──────── Data provided ────────

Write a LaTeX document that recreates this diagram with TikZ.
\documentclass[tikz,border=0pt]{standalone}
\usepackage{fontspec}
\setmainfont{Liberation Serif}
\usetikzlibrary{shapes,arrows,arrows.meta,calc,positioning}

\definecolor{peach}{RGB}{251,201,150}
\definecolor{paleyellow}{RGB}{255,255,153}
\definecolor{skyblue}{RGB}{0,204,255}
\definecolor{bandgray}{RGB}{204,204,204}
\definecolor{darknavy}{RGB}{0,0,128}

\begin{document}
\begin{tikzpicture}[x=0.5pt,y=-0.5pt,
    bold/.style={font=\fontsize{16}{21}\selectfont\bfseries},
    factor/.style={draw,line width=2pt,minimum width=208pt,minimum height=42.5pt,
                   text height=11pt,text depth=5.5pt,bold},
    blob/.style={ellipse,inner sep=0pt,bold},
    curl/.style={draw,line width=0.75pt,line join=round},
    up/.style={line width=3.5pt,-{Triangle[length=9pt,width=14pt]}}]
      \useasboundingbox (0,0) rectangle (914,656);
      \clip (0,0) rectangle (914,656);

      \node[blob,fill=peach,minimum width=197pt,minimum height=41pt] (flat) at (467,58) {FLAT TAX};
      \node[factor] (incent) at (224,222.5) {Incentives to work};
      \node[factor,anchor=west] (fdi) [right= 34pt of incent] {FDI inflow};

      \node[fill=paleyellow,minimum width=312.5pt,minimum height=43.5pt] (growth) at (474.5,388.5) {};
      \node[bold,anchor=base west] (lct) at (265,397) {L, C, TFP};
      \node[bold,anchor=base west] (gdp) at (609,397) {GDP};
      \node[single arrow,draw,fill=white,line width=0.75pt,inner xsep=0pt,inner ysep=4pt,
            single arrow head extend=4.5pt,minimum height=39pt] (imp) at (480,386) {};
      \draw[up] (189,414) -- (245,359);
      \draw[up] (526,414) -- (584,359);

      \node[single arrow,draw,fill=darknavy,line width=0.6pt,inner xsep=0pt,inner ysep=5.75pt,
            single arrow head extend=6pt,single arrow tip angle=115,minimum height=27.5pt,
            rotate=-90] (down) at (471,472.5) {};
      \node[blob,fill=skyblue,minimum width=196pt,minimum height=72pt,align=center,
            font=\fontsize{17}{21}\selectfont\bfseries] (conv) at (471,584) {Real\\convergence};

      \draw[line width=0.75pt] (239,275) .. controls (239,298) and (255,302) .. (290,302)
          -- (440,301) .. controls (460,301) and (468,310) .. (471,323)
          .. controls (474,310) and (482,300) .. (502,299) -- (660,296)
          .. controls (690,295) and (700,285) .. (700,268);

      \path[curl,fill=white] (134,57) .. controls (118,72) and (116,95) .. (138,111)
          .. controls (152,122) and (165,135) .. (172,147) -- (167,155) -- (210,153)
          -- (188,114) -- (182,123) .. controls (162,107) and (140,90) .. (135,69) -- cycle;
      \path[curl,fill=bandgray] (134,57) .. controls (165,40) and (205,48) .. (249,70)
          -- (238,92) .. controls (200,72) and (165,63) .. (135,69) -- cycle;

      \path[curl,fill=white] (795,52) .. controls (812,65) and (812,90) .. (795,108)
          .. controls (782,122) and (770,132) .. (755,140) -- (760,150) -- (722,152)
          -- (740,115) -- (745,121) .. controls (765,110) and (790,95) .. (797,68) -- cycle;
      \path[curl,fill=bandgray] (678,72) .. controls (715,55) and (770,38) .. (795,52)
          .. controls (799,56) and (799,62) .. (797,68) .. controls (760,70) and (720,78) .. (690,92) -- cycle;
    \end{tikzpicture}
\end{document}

────────

What is expected:
Extract the data exactly as given.

Answer to the problem:
Write a LaTeX document that recreates this diagram with TikZ.
\documentclass[tikz,border=0pt]{standalone}
\usepackage{fontspec}
\setmainfont{Liberation Serif}
\usetikzlibrary{shapes,arrows,arrows.meta,calc,positioning}

\definecolor{peach}{RGB}{251,201,150}
\definecolor{paleyellow}{RGB}{255,255,153}
\definecolor{skyblue}{RGB}{0,204,255}
\definecolor{bandgray}{RGB}{204,204,204}
\definecolor{darknavy}{RGB}{0,0,128}

\begin{document}
\begin{tikzpicture}[x=0.5pt,y=-0.5pt,
    bold/.style={font=\fontsize{16}{21}\selectfont\bfseries},
    factor/.style={draw,line width=2pt,minimum width=208pt,minimum height=42.5pt,
                   text height=11pt,text depth=5.5pt,bold},
    blob/.style={ellipse,inner sep=0pt,bold},
    curl/.style={draw,line width=0.75pt,line join=round},
    up/.style={line width=3.5pt,-{Triangle[length=9pt,width=14pt]}}]
      \useasboundingbox (0,0) rectangle (914,656);
      \clip (0,0) rectangle (914,656);

      \node[blob,fill=peach,minimum width=197pt,minimum height=41pt] (flat) at (467,58) {FLAT TAX};
      \node[factor] (incent) at (224,222.5) {Incentives to work};
      \node[factor,anchor=west] (fdi) [right= 34pt of incent] {FDI inflow};

      \node[fill=paleyellow,minimum width=312.5pt,minimum height=43.5pt] (growth) at (474.5,388.5) {};
      \node[bold,anchor=base west] (lct) at (265,397) {L, C, TFP};
      \node[bold,anchor=base west] (gdp) at (609,397) {GDP};
      \node[single arrow,draw,fill=white,line width=0.75pt,inner xsep=0pt,inner ysep=4pt,
            single arrow head extend=4.5pt,minimum height=39pt] (imp) at (480,386) {};
      \draw[up] (189,414) -- (245,359);
      \draw[up] (526,414) -- (584,359);

      \node[single arrow,draw,fill=darknavy,line width=0.6pt,inner xsep=0pt,inner ysep=5.75pt,
            single arrow head extend=6pt,single arrow tip angle=115,minimum height=27.5pt,
            rotate=-90] (down) at (471,472.5) {};
      \node[blob,fill=skyblue,minimum width=196pt,minimum height=72pt,align=center,
            font=\fontsize{17}{21}\selectfont\bfseries] (conv) at (471,584) {Real\\convergence};

      \draw[line width=0.75pt] (239,275) .. controls (239,298) and (255,302) .. (290,302)
          -- (440,301) .. controls (460,301) and (468,310) .. (471,323)
          .. controls (474,310) and (482,300) .. (502,299) -- (660,296)
          .. controls (690,295) and (700,285) .. (700,268);

      \path[curl,fill=white] (134,57) .. controls (118,72) and (116,95) .. (138,111)
          .. controls (152,122) and (165,135) .. (172,147) -- (167,155) -- (210,153)
          -- (188,114) -- (182,123) .. controls (162,107) and (140,90) .. (135,69) -- cycle;
      \path[curl,fill=bandgray] (134,57) .. controls (165,40) and (205,48) .. (249,70)
          -- (238,92) .. controls (200,72) and (165,63) .. (135,69) -- cycle;

      \path[curl,fill=white] (795,52) .. controls (812,65) and (812,90) .. (795,108)
          .. controls (782,122) and (770,132) .. (755,140) -- (760,150) -- (722,152)
          -- (740,115) -- (745,121) .. controls (765,110) and (790,95) .. (797,68) -- cycle;
      \path[curl,fill=bandgray] (678,72) .. controls (715,55) and (770,38) .. (795,52)
          .. controls (799,56) and (799,62) .. (797,68) .. controls (760,70) and (720,78) .. (690,92) -- cycle;
    \end{tikzpicture}
\end{document}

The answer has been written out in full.